Up and down the country there is a quickening of interest in astronomy as the affordability of the CCD camera increases the power and scope of even modest telescopes. In Hamilton, a locally made 61 cm telescope has been commissioned, while in the Wairarapa the recently formed Phoenix Society is building an observatory complex housing both reflectors and refractors for research and recreation (see New Zealand Geographic 42).

Auckland is singularly fortunate in that the original gift of the 500 mm Zeiss, coupled with the granting of an urban park site, gave the city an enviable base for astronomical work and education. In 1997, a planetarium was added, and now Auckland Observatory has installed the Orr telescope, a 300 mm Maksutov, in its own dome—so doubling the observatory’s capacity for research—and appointed a new director.

Ian Griffin, an experi­enced planetarium director and a successful asteroid hunter, has already boosted local interest in astronomy. Among his initiatives has been an observing pro­gramme for the discovery of minor solar-system bodies: asteroids, comets and meteors.

Asteroids are fragments surviving from the formation of the planets. The biggest, Ceres, 950 km in diameter, is about one quarter of the total mass of all the asteroids. At the other size extreme are grains of dust, which we detect only when they become incandescent meteors and vaporise in the upper atmosphere.

Most asteroids orbit the Sun between Mars and Jupiter in the Asteroid Belt, but some are in other orbits. Two families, the Armors and the Apollos, are of special interest to us, as perhaps 2000 have a diameter of 1 km or larger and are “Earth-approaching asteroids,” meaning they could hit the Earth. The impact of bodies this size would have catastrophic effects on a continent-wide scale. The Chicxulub impact, which is believed to have effected the extinction of the dinosaurs, is estimated to have been 10 km in diameter. The orbits of those asteroids we have detected so far pose no immediate threat; the chance of a collision during the next century is only one in several hundred thousand. But what about those we have yet to discover?

Using the technique of strip scanning, almost every clear night the Zeiss tel­escope goes fishing for these elusive objects. The trick is to make two exposures some time apart, then to look for anything that has changed its position. Bodies beyond the solar system appear station­ary, static relative to one another; hence the idea of the “fixed stars.” By contrast, comets, asteroids and orbiting rubble show movement against the background stars and changes in their position are easily detected.

One of Ian Griffin’s objectives is to involve visitors to the Auckland Observatory in astronomy as a science rather than just an amusement. By linking the telescopes through video cameras to monitors in a viewing room, he will enable the public to watch observers at work and enjoy an observer’s-eye view of the objects being studied, and the data as they accumulate.

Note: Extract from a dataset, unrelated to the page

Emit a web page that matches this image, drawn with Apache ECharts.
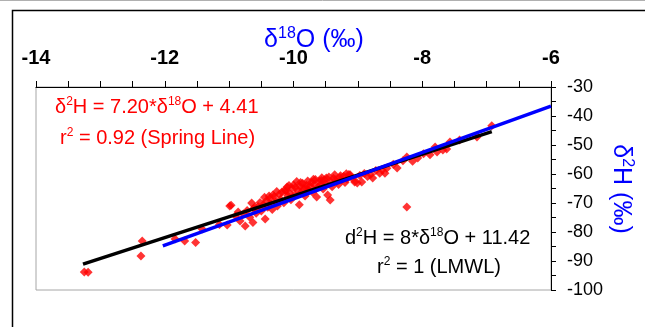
<!DOCTYPE html>
<html>
<head>
<meta charset="utf-8">
<script src="https://cdn.jsdelivr.net/npm/echarts@6/dist/echarts.min.js"></script>
<style>
  html, body { margin: 0; padding: 0; background: #fff; }
  #chart { width: 645px; height: 327px; }
</style>
</head>
<body>
<div id="chart"></div>
<script>
// sample points: d18O / d2H (permil)
const d18O = [
  -13.25, -13.19, -12.37, -12.35, -11.84, -11.69, -11.52, -11.42, -11.15, -11.03,
  -10.99, -10.97, -10.90, -10.86, -10.83, -10.78, -10.75, -10.72, -10.68, -10.65,
  -10.63, -10.62, -10.58, -10.55, -10.52, -10.50, -10.47, -10.44, -10.42, -10.40,
  -10.37, -10.35, -10.33, -10.30, -10.28, -10.25, -10.22, -10.20, -10.18, -10.15,
  -10.12, -10.10, -10.09, -10.06, -10.04, -10.02, -10.00, -9.98, -9.95, -9.93,
  -9.91, -9.90, -9.88, -9.86, -9.84, -9.82, -9.80, -9.78, -9.76, -9.74,
  -9.72, -9.70, -9.68, -9.66, -9.64, -9.62, -9.60, -9.58, -9.56, -9.54,
  -9.52, -9.50, -9.47, -9.45, -9.43, -9.42, -9.40, -9.38, -9.36, -9.33,
  -9.30, -9.28, -9.25, -9.22, -9.20, -9.17, -9.14, -9.12, -9.08, -9.05,
  -9.01, -8.97, -8.94, -8.90, -8.85, -8.80, -8.77, -8.72, -8.66, -8.62,
  -8.58, -8.55, -8.45, -8.39, -8.30, -8.24, -8.24, -8.15, -8.07, -7.98,
  -7.88, -7.80, -7.77, -7.68, -7.62, -7.57, -7.42, -7.15, -6.92,
  -10.45, -10.32, -10.26, -10.14, -10.07, -9.97, -9.89, -9.81, -9.69, -9.57,
  -9.49, -9.35, -9.27, -9.18, -10.60, -10.38
]
const d2H = [
  -93.8, -93.9, -88.3, -83.1, -82.4, -83.1, -83.6, -79.0, -77.4, -77.6,
  -71.0, -70.8, -74.5, -73.1, -76.2, -73.8, -77.9, -72.6, -74.9, -70.0,
  -76.7, -72.0, -73.5, -71.2, -69.8, -72.8, -70.6, -75.5, -69.2, -71.5,
  -68.5, -70.3, -72.2, -67.8, -69.6, -71.0, -67.0, -68.7, -66.2, -69.9,
  -65.8, -64.5, -67.5, -66.6, -68.9, -65.0, -63.8, -67.2, -62.6, -65.7,
  -70.6, -64.3, -66.4, -63.2, -65.0, -67.6, -63.9, -62.4, -65.6, -64.2,
  -62.9, -66.4, -63.6, -61.9, -67.9, -64.6, -62.5, -63.7, -61.3, -65.2,
  -62.1, -63.4, -67.2, -61.0, -69.0, -62.8, -64.4, -61.5, -60.3, -62.7,
  -63.6, -61.2, -62.0, -60.8, -62.9, -61.7, -60.2, -60.3, -61.6, -62.8,
  -63.1, -60.5, -62.8, -59.8, -60.9, -60.2, -61.4, -58.8, -59.7, -58.6,
  -59.7, -58.0, -56.6, -57.9, -55.4, -54.1, -71.4, -55.6, -54.5, -53.0,
  -53.4, -50.7, -52.4, -51.7, -51.4, -49.0, -48.3, -47.2, -43.4,
  -68.0, -67.2, -66.0, -65.6, -64.0, -64.6, -62.9, -64.8, -61.8, -62.2,
  -61.4, -62.0, -60.6, -59.9, -71.4, -67.6
]

// regression line end points
const springX = [-13.27, -6.92]
const springY = [-91.1, -45.4]
const lmwlX = [-12.03, -6.0]
const lmwlY = [-84.8, -36.58]

const xTicks = [-14, -12, -10, -8, -6]
const yTicks = [-100, -30]

const chart = echarts.init(document.getElementById('chart'))

const font = 'Arial, "Liberation Sans", sans-serif'

function pairs(xs, ys) {
  return xs.map((x, i) => [x, ys[i]])
}

// small helper for the superscripted labels
function label(x, y, text, color, size, extra) {
  return {
    type: 'text', x, y, silent: true,
    ...extra,
    style: {
      text, fill: color, font: size + 'px ' + font,
      align: extra && extra.center ? 'center' : 'left',
      verticalAlign: 'middle',
      rich: {
        s: { fill: color, fontSize: Math.round(size * 0.62), verticalAlign: 'top', padding: [0, 0, Math.round(size * 0.5), 0] },
        n: { fill: color, fontSize: size },
      },
    },
  }
}

chart.setOption({
  animation: false,
  grid: {
    left: 36, right: 94, top: 87, bottom: 37,
    show: true, borderColor: '#a6a6a6', borderWidth: 1, backgroundColor: '#fff',
  },
  xAxis: {
    type: 'value',
    position: 'top',
    min: xTicks[0], max: xTicks[xTicks.length - 1], interval: 2,
    axisLine: { onZero: false, lineStyle: { color: '#000', width: 1 } },
    axisTick: { show: true, length: 6, lineStyle: { color: '#000' } },
    minorTick: { show: true, splitNumber: 4, length: 6, lineStyle: { color: '#000' } },
    splitLine: { show: false },
    axisLabel: { margin: 19, fontSize: 20, fontWeight: 'bold', color: '#000', fontFamily: font },
  },
  yAxis: {
    type: 'value',
    position: 'right',
    min: yTicks[0], max: yTicks[1], interval: 10,
    axisLine: { onZero: false, lineStyle: { color: '#000', width: 1 } },
    axisTick: { show: true, length: 5, lineStyle: { color: '#000' } },
    minorTick: { show: true, splitNumber: 2, length: 5, lineStyle: { color: '#000' } },
    splitLine: { show: false },
    axisLabel: { margin: 16, fontSize: 18, color: '#000', fontFamily: font },
  },
  series: [
    {
      type: 'scatter',
      symbol: 'diamond',
      symbolSize: 9,
      itemStyle: { color: '#ff0000' },
      data: pairs(d18O, d2H),
      z: 2,
    },
    {
      type: 'line',
      data: pairs(springX, springY),
      symbol: 'none',
      lineStyle: { color: '#000', width: 3.5 },
      z: 3,
    },
    {
      type: 'line',
      data: pairs(lmwlX, lmwlY),
      symbol: 'none',
      lineStyle: { color: '#0000ff', width: 3.5 },
      z: 4,
    },
  ],
  graphic: [
    { type: 'line', shape: { x1: 0, y1: 0.5, x2: 645, y2: 0.5 }, style: { stroke: '#b0b0b0', lineWidth: 1 }, silent: true },
    { type: 'rect', shape: { x: 12.5, y: 10.5, width: 700, height: 400 }, style: { fill: null, stroke: '#000', lineWidth: 1.5 }, silent: true, z: -10 },
    label(314, 40, 'δ{s|18}O (‰)', '#0000ff', 25, { center: true }),
    label(621, 189, 'δ{s|2}H (‰)', '#0000ff', 25, { center: true, rotation: -Math.PI / 2 }),
    label(55, 107, 'δ{s|2}H = 7.20*δ{s|18}O + 4.41', '#ff0000', 20),
    label(60, 138, 'r{s|2} = 0.92 (Spring Line)', '#ff0000', 20),
    label(345, 238, 'd{s|2}H = 8*δ{s|18}O + 11.42', '#000', 20),
    label(377, 267, 'r{s|2} = 1 (LMWL)', '#000', 20),
  ],
})
</script>
</body>
</html>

The possibilities of such participatory viewing, coupled with a two-way audio channel, range from space spectaculars (such as views of the moon and planets and out to the nebulae and brighter galaxies) to the monitoring of fast events (such as the eclipses of close-contact binaries), the flickering of spotty stars and the move­ment of asteroids in near-Earth orbits. The future of Auckland astronomy is looking bright.